> STATED EXERCISE
Every line below must be reproduced exactly. Copy them all.

> DATA
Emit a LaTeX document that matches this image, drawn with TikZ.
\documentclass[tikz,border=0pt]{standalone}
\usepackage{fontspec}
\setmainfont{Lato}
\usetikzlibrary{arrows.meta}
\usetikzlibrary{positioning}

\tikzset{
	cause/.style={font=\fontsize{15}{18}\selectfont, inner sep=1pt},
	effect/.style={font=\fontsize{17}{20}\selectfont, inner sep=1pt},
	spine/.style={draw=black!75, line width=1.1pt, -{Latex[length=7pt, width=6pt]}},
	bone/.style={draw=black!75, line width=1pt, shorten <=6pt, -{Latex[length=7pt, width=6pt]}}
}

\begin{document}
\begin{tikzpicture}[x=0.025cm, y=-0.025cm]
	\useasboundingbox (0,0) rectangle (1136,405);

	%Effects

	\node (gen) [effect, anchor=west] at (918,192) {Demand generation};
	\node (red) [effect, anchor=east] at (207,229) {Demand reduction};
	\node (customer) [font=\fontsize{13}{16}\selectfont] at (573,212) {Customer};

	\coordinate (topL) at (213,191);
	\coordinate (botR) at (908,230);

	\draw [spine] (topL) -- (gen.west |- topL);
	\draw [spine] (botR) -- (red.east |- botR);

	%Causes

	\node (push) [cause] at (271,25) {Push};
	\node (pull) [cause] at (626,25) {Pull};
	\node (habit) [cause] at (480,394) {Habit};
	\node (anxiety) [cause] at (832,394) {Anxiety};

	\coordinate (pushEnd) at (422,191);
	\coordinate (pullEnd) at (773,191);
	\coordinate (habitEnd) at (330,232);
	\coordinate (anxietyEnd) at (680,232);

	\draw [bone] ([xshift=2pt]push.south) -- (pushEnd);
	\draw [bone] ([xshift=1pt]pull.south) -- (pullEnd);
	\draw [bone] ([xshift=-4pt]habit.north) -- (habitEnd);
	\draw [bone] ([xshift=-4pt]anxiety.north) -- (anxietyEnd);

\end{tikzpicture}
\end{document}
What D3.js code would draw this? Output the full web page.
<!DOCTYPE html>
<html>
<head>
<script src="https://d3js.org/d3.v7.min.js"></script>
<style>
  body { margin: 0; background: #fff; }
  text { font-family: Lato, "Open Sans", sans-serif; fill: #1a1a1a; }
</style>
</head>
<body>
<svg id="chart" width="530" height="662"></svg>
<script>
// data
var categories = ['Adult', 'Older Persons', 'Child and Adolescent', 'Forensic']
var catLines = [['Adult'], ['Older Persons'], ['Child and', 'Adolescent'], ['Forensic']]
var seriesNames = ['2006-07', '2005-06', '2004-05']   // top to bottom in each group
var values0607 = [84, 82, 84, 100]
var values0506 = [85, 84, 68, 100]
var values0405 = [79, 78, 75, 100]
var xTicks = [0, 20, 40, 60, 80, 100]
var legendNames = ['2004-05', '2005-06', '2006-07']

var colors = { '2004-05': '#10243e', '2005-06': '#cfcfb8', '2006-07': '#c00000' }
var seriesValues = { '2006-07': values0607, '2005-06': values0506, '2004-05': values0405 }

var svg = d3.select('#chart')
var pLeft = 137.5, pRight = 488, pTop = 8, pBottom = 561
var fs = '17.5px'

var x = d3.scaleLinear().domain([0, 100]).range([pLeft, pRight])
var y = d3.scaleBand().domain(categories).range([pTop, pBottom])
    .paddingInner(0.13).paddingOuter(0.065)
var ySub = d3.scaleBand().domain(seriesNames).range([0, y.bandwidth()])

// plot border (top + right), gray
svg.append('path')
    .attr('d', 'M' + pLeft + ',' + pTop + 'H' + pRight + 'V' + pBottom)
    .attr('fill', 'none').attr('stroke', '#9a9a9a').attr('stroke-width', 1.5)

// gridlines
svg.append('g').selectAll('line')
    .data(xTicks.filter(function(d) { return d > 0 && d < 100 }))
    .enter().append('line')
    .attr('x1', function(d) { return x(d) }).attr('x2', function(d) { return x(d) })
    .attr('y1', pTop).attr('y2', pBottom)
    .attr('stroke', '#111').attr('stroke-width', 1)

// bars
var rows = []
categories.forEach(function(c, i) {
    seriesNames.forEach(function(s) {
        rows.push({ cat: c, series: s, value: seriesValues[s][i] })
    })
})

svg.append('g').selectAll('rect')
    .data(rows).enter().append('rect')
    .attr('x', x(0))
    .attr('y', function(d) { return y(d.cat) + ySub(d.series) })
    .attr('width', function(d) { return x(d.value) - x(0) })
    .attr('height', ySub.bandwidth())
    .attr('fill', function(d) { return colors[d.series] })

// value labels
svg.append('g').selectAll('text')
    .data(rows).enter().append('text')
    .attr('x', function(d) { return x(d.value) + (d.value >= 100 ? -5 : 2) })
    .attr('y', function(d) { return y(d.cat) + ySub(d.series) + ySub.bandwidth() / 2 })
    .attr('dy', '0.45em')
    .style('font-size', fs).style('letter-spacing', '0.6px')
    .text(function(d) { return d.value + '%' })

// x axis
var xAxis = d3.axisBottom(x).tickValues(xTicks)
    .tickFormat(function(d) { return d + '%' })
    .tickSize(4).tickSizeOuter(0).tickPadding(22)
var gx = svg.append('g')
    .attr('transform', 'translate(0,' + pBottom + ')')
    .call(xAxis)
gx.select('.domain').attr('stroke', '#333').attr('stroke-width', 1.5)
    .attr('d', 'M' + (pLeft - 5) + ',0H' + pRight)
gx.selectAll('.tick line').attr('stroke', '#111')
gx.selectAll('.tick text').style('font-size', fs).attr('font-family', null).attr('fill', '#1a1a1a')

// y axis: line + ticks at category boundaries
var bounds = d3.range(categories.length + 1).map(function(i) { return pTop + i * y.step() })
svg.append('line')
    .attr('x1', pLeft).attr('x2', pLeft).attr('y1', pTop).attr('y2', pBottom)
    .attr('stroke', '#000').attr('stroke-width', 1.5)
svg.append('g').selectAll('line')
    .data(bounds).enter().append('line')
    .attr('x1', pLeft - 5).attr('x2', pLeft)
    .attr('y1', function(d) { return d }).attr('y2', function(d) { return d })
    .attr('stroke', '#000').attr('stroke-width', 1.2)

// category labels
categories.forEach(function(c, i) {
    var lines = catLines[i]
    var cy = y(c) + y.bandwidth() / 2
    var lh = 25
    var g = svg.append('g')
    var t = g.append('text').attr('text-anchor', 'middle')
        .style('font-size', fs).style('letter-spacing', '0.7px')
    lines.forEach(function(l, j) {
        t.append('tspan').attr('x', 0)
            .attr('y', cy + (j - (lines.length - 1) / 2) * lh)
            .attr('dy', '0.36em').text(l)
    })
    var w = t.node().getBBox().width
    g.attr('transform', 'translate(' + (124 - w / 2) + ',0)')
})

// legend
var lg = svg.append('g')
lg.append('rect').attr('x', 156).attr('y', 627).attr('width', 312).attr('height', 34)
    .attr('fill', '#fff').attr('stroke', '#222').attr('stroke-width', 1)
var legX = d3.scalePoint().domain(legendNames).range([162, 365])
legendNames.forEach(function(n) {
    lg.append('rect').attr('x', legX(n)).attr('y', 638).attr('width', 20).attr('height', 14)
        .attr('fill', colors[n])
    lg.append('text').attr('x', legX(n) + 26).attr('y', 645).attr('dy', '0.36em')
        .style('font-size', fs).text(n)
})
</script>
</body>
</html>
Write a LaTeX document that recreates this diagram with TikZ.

> OUTPUT OF THE TASK
Emit a LaTeX document that matches this image, drawn with TikZ.
\documentclass[tikz,border=0pt]{standalone}
\usepackage{fontspec}
\setmainfont{Lato}
\usetikzlibrary{arrows.meta}
\usetikzlibrary{positioning}

\tikzset{
	cause/.style={font=\fontsize{15}{18}\selectfont, inner sep=1pt},
	effect/.style={font=\fontsize{17}{20}\selectfont, inner sep=1pt},
	spine/.style={draw=black!75, line width=1.1pt, -{Latex[length=7pt, width=6pt]}},
	bone/.style={draw=black!75, line width=1pt, shorten <=6pt, -{Latex[length=7pt, width=6pt]}}
}

\begin{document}
\begin{tikzpicture}[x=0.025cm, y=-0.025cm]
	\useasboundingbox (0,0) rectangle (1136,405);

	%Effects

	\node (gen) [effect, anchor=west] at (918,192) {Demand generation};
	\node (red) [effect, anchor=east] at (207,229) {Demand reduction};
	\node (customer) [font=\fontsize{13}{16}\selectfont] at (573,212) {Customer};

	\coordinate (topL) at (213,191);
	\coordinate (botR) at (908,230);

	\draw [spine] (topL) -- (gen.west |- topL);
	\draw [spine] (botR) -- (red.east |- botR);

	%Causes

	\node (push) [cause] at (271,25) {Push};
	\node (pull) [cause] at (626,25) {Pull};
	\node (habit) [cause] at (480,394) {Habit};
	\node (anxiety) [cause] at (832,394) {Anxiety};

	\coordinate (pushEnd) at (422,191);
	\coordinate (pullEnd) at (773,191);
	\coordinate (habitEnd) at (330,232);
	\coordinate (anxietyEnd) at (680,232);

	\draw [bone] ([xshift=2pt]push.south) -- (pushEnd);
	\draw [bone] ([xshift=1pt]pull.south) -- (pullEnd);
	\draw [bone] ([xshift=-4pt]habit.north) -- (habitEnd);
	\draw [bone] ([xshift=-4pt]anxiety.north) -- (anxietyEnd);

\end{tikzpicture}
\end{document}
What D3.js code would draw this? Output the full web page.
<!DOCTYPE html>
<html>
<head>
<script src="https://d3js.org/d3.v7.min.js"></script>
<style>
  body { margin: 0; background: #fff; }
  text { font-family: Lato, "Open Sans", sans-serif; fill: #1a1a1a; }
</style>
</head>
<body>
<svg id="chart" width="530" height="662"></svg>
<script>
// data
var categories = ['Adult', 'Older Persons', 'Child and Adolescent', 'Forensic']
var catLines = [['Adult'], ['Older Persons'], ['Child and', 'Adolescent'], ['Forensic']]
var seriesNames = ['2006-07', '2005-06', '2004-05']   // top to bottom in each group
var values0607 = [84, 82, 84, 100]
var values0506 = [85, 84, 68, 100]
var values0405 = [79, 78, 75, 100]
var xTicks = [0, 20, 40, 60, 80, 100]
var legendNames = ['2004-05', '2005-06', '2006-07']

var colors = { '2004-05': '#10243e', '2005-06': '#cfcfb8', '2006-07': '#c00000' }
var seriesValues = { '2006-07': values0607, '2005-06': values0506, '2004-05': values0405 }

var svg = d3.select('#chart')
var pLeft = 137.5, pRight = 488, pTop = 8, pBottom = 561
var fs = '17.5px'

var x = d3.scaleLinear().domain([0, 100]).range([pLeft, pRight])
var y = d3.scaleBand().domain(categories).range([pTop, pBottom])
    .paddingInner(0.13).paddingOuter(0.065)
var ySub = d3.scaleBand().domain(seriesNames).range([0, y.bandwidth()])

// plot border (top + right), gray
svg.append('path')
    .attr('d', 'M' + pLeft + ',' + pTop + 'H' + pRight + 'V' + pBottom)
    .attr('fill', 'none').attr('stroke', '#9a9a9a').attr('stroke-width', 1.5)

// gridlines
svg.append('g').selectAll('line')
    .data(xTicks.filter(function(d) { return d > 0 && d < 100 }))
    .enter().append('line')
    .attr('x1', function(d) { return x(d) }).attr('x2', function(d) { return x(d) })
    .attr('y1', pTop).attr('y2', pBottom)
    .attr('stroke', '#111').attr('stroke-width', 1)

// bars
var rows = []
categories.forEach(function(c, i) {
    seriesNames.forEach(function(s) {
        rows.push({ cat: c, series: s, value: seriesValues[s][i] })
    })
})

svg.append('g').selectAll('rect')
    .data(rows).enter().append('rect')
    .attr('x', x(0))
    .attr('y', function(d) { return y(d.cat) + ySub(d.series) })
    .attr('width', function(d) { return x(d.value) - x(0) })
    .attr('height', ySub.bandwidth())
    .attr('fill', function(d) { return colors[d.series] })

// value labels
svg.append('g').selectAll('text')
    .data(rows).enter().append('text')
    .attr('x', function(d) { return x(d.value) + (d.value >= 100 ? -5 : 2) })
    .attr('y', function(d) { return y(d.cat) + ySub(d.series) + ySub.bandwidth() / 2 })
    .attr('dy', '0.45em')
    .style('font-size', fs).style('letter-spacing', '0.6px')
    .text(function(d) { return d.value + '%' })

// x axis
var xAxis = d3.axisBottom(x).tickValues(xTicks)
    .tickFormat(function(d) { return d + '%' })
    .tickSize(4).tickSizeOuter(0).tickPadding(22)
var gx = svg.append('g')
    .attr('transform', 'translate(0,' + pBottom + ')')
    .call(xAxis)
gx.select('.domain').attr('stroke', '#333').attr('stroke-width', 1.5)
    .attr('d', 'M' + (pLeft - 5) + ',0H' + pRight)
gx.selectAll('.tick line').attr('stroke', '#111')
gx.selectAll('.tick text').style('font-size', fs).attr('font-family', null).attr('fill', '#1a1a1a')

// y axis: line + ticks at category boundaries
var bounds = d3.range(categories.length + 1).map(function(i) { return pTop + i * y.step() })
svg.append('line')
    .attr('x1', pLeft).attr('x2', pLeft).attr('y1', pTop).attr('y2', pBottom)
    .attr('stroke', '#000').attr('stroke-width', 1.5)
svg.append('g').selectAll('line')
    .data(bounds).enter().append('line')
    .attr('x1', pLeft - 5).attr('x2', pLeft)
    .attr('y1', function(d) { return d }).attr('y2', function(d) { return d })
    .attr('stroke', '#000').attr('stroke-width', 1.2)

// category labels
categories.forEach(function(c, i) {
    var lines = catLines[i]
    var cy = y(c) + y.bandwidth() / 2
    var lh = 25
    var g = svg.append('g')
    var t = g.append('text').attr('text-anchor', 'middle')
        .style('font-size', fs).style('letter-spacing', '0.7px')
    lines.forEach(function(l, j) {
        t.append('tspan').attr('x', 0)
            .attr('y', cy + (j - (lines.length - 1) / 2) * lh)
            .attr('dy', '0.36em').text(l)
    })
    var w = t.node().getBBox().width
    g.attr('transform', 'translate(' + (124 - w / 2) + ',0)')
})

// legend
var lg = svg.append('g')
lg.append('rect').attr('x', 156).attr('y', 627).attr('width', 312).attr('height', 34)
    .attr('fill', '#fff').attr('stroke', '#222').attr('stroke-width', 1)
var legX = d3.scalePoint().domain(legendNames).range([162, 365])
legendNames.forEach(function(n) {
    lg.append('rect').attr('x', legX(n)).attr('y', 638).attr('width', 20).attr('height', 14)
        .attr('fill', colors[n])
    lg.append('text').attr('x', legX(n) + 26).attr('y', 645).attr('dy', '0.36em')
        .style('font-size', fs).text(n)
})
</script>
</body>
</html>
Write a LaTeX document that recreates this diagram with TikZ.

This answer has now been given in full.